# Clown Loache killing Neons?



## cgcaver (Jul 10, 2005)

Im just curious if anyone has ever heard of Clown Loaches killing Neon Tetras. Seems like Im having to fish out about 3-4 dead neons every day (some at daytime, some in the morning when I get up). I was just wondering if it was possibly my Loache that was griefing them, or something else. Anyone ever heard of this?


----------



## trenac (Jul 16, 2004)

I've never kept clown loasches, but I think your Neon's are just dying for some reason other then that. They are not really that hardy. I myself have never had luck with them, the last time I bought ten on sale they all died within a 2 weeks.


----------



## AquaticMagic (Aug 9, 2005)

Neon's death could be linked to neon tetra disease, which has no cure...
Last year, I lost a tank of neons, one after another... Other fish intact.
I suspect they are infected with the neon disease.

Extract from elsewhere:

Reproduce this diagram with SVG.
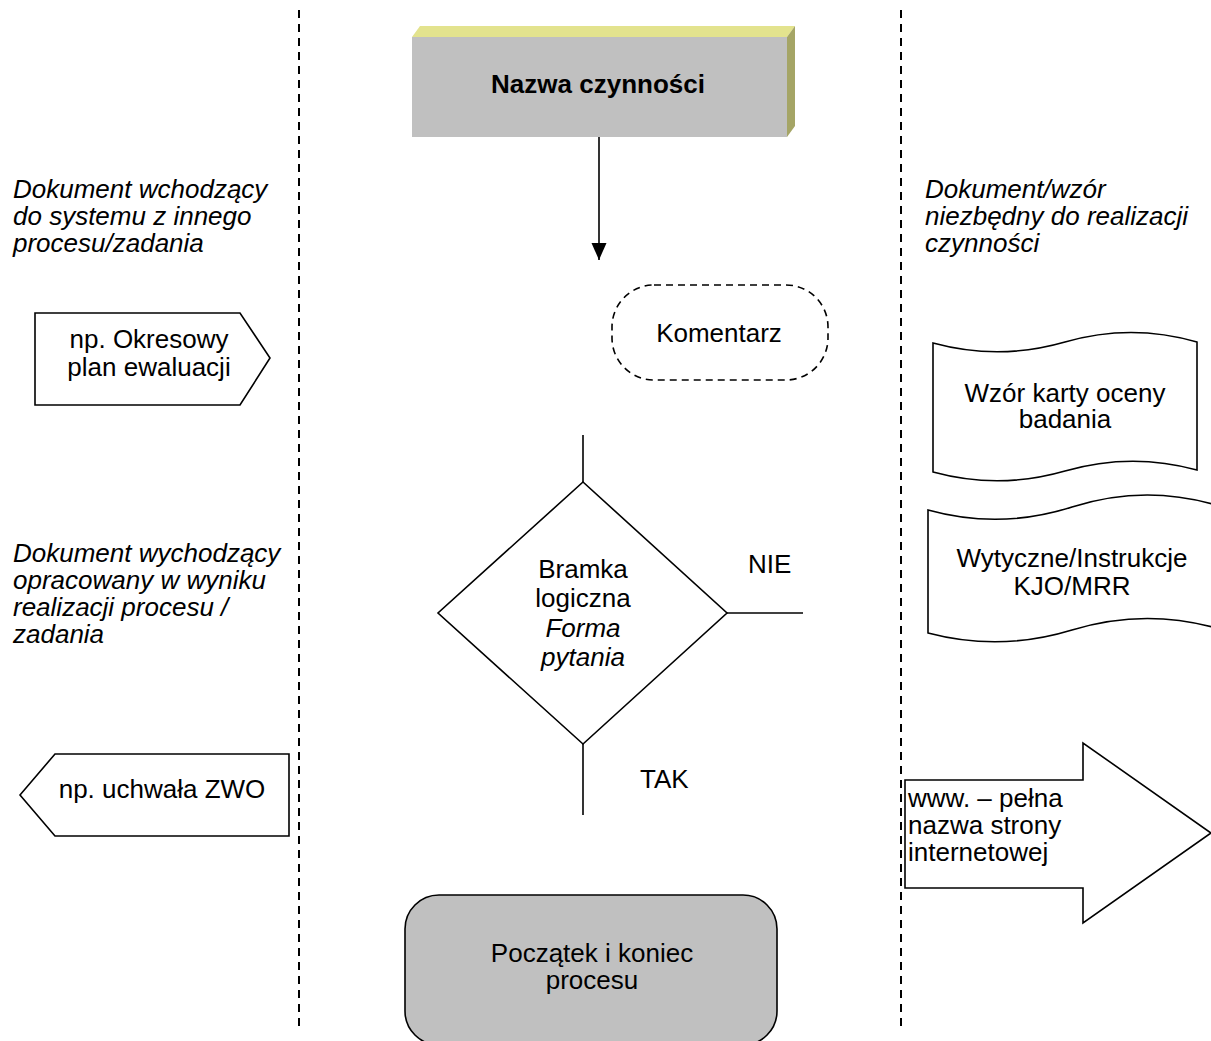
<svg xmlns="http://www.w3.org/2000/svg" width="1211" height="1041" viewBox="0 0 1211 1041">
  <style>
    text { font-family: "Liberation Sans", Arial, sans-serif; font-size: 26px; fill: #000; }
    .c { text-anchor: middle; }
    .i { font-style: italic; }
    .b { font-weight: bold; }
    .shape { fill: #fff; stroke: #000; stroke-width: 1.6; }
    .lane { fill: none; stroke: #000; stroke-width: 2; stroke-dasharray: 8 6; }
    .line { fill: none; stroke: #000; stroke-width: 1.6; }
  </style>
  <defs>
    <marker id="arrow" markerUnits="userSpaceOnUse" markerWidth="18" markerHeight="16" refX="17" refY="8" orient="auto" viewBox="0 0 18 16">
      <path d="M0,0.5 L17,8 L0,15.5 Z" fill="#000"/>
    </marker>
  </defs>
  <rect width="1211" height="1041" fill="#fff"/>

  <!-- swimlane separators -->
  <g id="lanes">
    <line class="lane" x1="299" y1="10" x2="299" y2="1032"/>
    <line class="lane" x1="901" y1="10" x2="901" y2="1032"/>
  </g>

  <!-- lane captions -->
  <g id="caption-in">
    <text class="i" x="13" y="198">Dokument wchodzący</text>
    <text class="i" x="13" y="225">do systemu z innego</text>
    <text class="i" x="13" y="252">procesu/zadania</text>
  </g>
  <g id="caption-out">
    <text class="i" x="13" y="562">Dokument wychodzący</text>
    <text class="i" x="13" y="589">opracowany w wyniku</text>
    <text class="i" x="13" y="616">realizacji procesu /</text>
    <text class="i" x="13" y="643">zadania</text>
  </g>
  <g id="caption-doc">
    <text class="i" x="925" y="198">Dokument/wzór</text>
    <text class="i" x="925" y="225">niezbędny do realizacji</text>
    <text class="i" x="925" y="252">czynności</text>
  </g>

  <!-- activity box (bevelled) -->
  <g id="activity">
    <polygon points="412,37 420,26 795,26 787,37" fill="#E3E38E"/>
    <polygon points="787,37 795,26 795,126 787,137" fill="#A5A566"/>
    <rect x="412" y="37" width="375" height="100" fill="#C0C0C0"/>
    <text class="c b" x="598" y="93">Nazwa czynności</text>
  </g>

  <!-- comment -->
  <g id="comment">
    <rect x="612" y="285" width="216" height="95" rx="42" ry="42" fill="#fff" stroke="#000" stroke-width="1.6" stroke-dasharray="7 5"/>
    <text class="c" x="719" y="342">Komentarz</text>
  </g>

  <!-- incoming document -->
  <g id="doc-in">
    <polygon class="shape" points="35,313 240,313 270,358 240,405 35,405"/>
    <text class="c" x="149" y="348">np. Okresowy</text>
    <text class="c" x="149" y="376">plan ewaluacji</text>
  </g>

  <!-- outgoing document -->
  <g id="doc-out">
    <polygon class="shape" points="20,795 55,754 289,754 289,836 55,836"/>
    <text class="c" x="162" y="798">np. uchwała ZWO</text>
  </g>

  <!-- decision gateway -->
  <g id="gateway">
    <polygon class="shape" points="583,482 727,613 583,744 438,613"/>
    <text class="c" x="583" y="578">Bramka</text>
    <text class="c" x="583" y="607">logiczna</text>
    <text class="c i" x="583" y="637">Forma</text>
    <text class="c i" x="583" y="666">pytania</text>
  </g>
  <g id="label-nie">
    <text x="748" y="573">NIE</text>
  </g>
  <g id="label-tak">
    <text x="640" y="788">TAK</text>
  </g>

  <!-- template documents (punched tape) -->
  <g id="tape-template">
    <path class="shape" d="M933,343 Q999,361 1065,342 T1197,342 L1197,470 Q1131,452 1065,471 T933,472 Z"/>
    <text class="c" x="1065" y="402">Wzór karty oceny</text>
    <text class="c" x="1065" y="428">badania</text>
  </g>
  <g id="tape-guidelines">
    <path class="shape" d="M928,510 Q1000,530 1072,507 T1216,505 L1216,628 Q1144,608 1072,630 T928,633 Z"/>
    <text class="c" x="1072" y="567">Wytyczne/Instrukcje</text>
    <text class="c" x="1072" y="595">KJO/MRR</text>
  </g>

  <!-- website arrow -->
  <g id="website">
    <polygon class="shape" points="905,780 1083,780 1083,743 1211,833 1083,923 1083,888 905,888"/>
    <text x="908" y="807">www. – pełna</text>
    <text x="908" y="834">nazwa strony</text>
    <text x="908" y="861">internetowej</text>
  </g>

  <!-- start / end terminator -->
  <g id="terminator">
    <rect x="405" y="895" width="372" height="150" rx="34" ry="34" fill="#C0C0C0" stroke="#000" stroke-width="1.6"/>
    <text class="c" x="592" y="962">Początek i koniec</text>
    <text class="c" x="592" y="989">procesu</text>
  </g>

  <!-- connectors -->
  <g id="connectors">
    <line class="line" x1="599" y1="137" x2="599" y2="260" marker-end="url(#arrow)"/>
    <line class="line" x1="583" y1="435" x2="583" y2="482"/>
    <line class="line" x1="727" y1="613" x2="803" y2="613"/>
    <line class="line" x1="583" y1="744" x2="583" y2="815"/>
  </g>
</svg>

Clown loach doesn't really care bout neons... I kept them together for years and never seen any aggression between the parties.


----------



## Simpte 27 (Jul 16, 2004)

Its a little early to diagnose them with NTD. And it affect many more species of fish than just neons. DId you notice any thing different before the death(s)?


----------



## MaryPa (Aug 14, 2005)

Clown Loaches are the most peaceful fish around they would never harm another tank mate. How old are you tetras? Are their spines looking humped? Did you test for nitrates and ammonia? Are their colors fading?


----------



## Annasmommy (Apr 20, 2005)

Clown loaches are killers. I had a school of neons and they were perfectly healthy. They started disappearing and I discovered the clowns were catching them. They would attack from underneath and behind. They are not a good choice for small tetras! If they don't find enough food to their liking in the tank, they WILL go after small fish.


----------



## JanS (Apr 14, 2004)

I guess I'd have to go somewhere in between the last 2 replies.
I don't believe they are aggressive at all, but they could be opportunists if something bite size like a Neon swims by. They eat snails, so a Neon isn't all that much bigger, and is a meaty meal. 

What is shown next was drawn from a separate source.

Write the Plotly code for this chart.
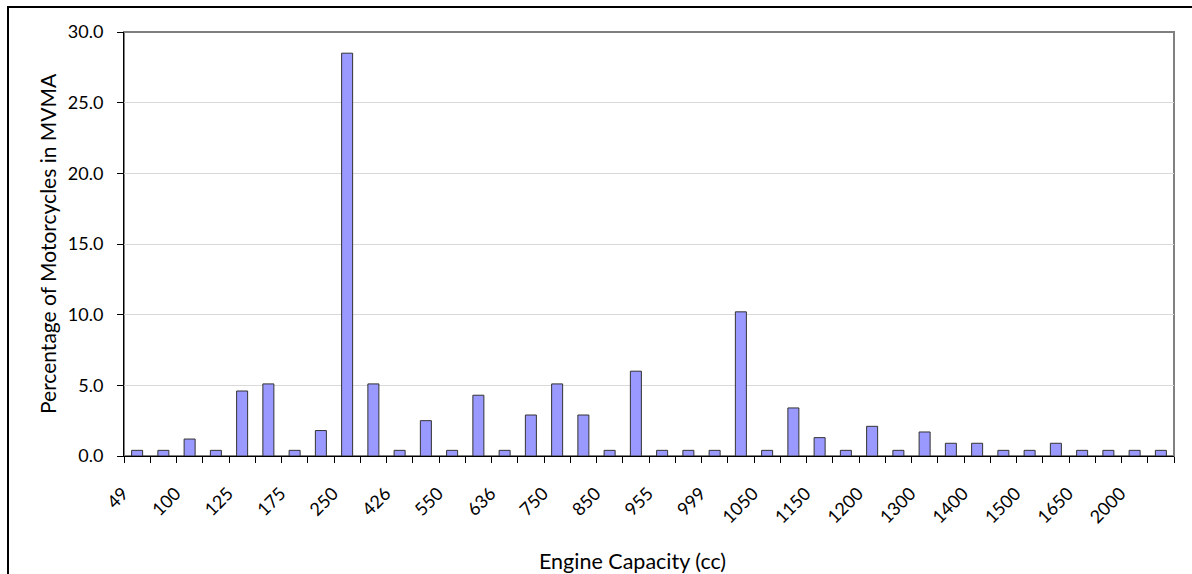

They can also be quite active and if they're doing that at night while the Neon's are resting, it could stress them and cause some of your problems.


----------



## OneDaySale (Feb 9, 2008)

JanS said:


> I guess I'd have to go somewhere in between the last 2 replies.
> I don't believe they are aggressive at all, but they could be opportunists if something bite size like a Neon swims by. They eat snails, so a Neon isn't all that much bigger, and is a meaty meal.
> 
> They can also be quite active and if they're doing that at night while the Neon's are resting, it could stress them and cause some of your problems.


I found this thread when searching on clown loach aggression... I'm looking for a natural cure to the snail problem in my dad's tank - he currently has ~10 neon tetras, some zebra danios and a few corydoras melanistius in his 125 gallon tank. If clown loaches will go after neons at times, is there a better snail eating choice that won't bother the fish in this tank? Once I solve the snail problem, I plan on adding otocinclus and cherry barbs... thanks for any replies!


----------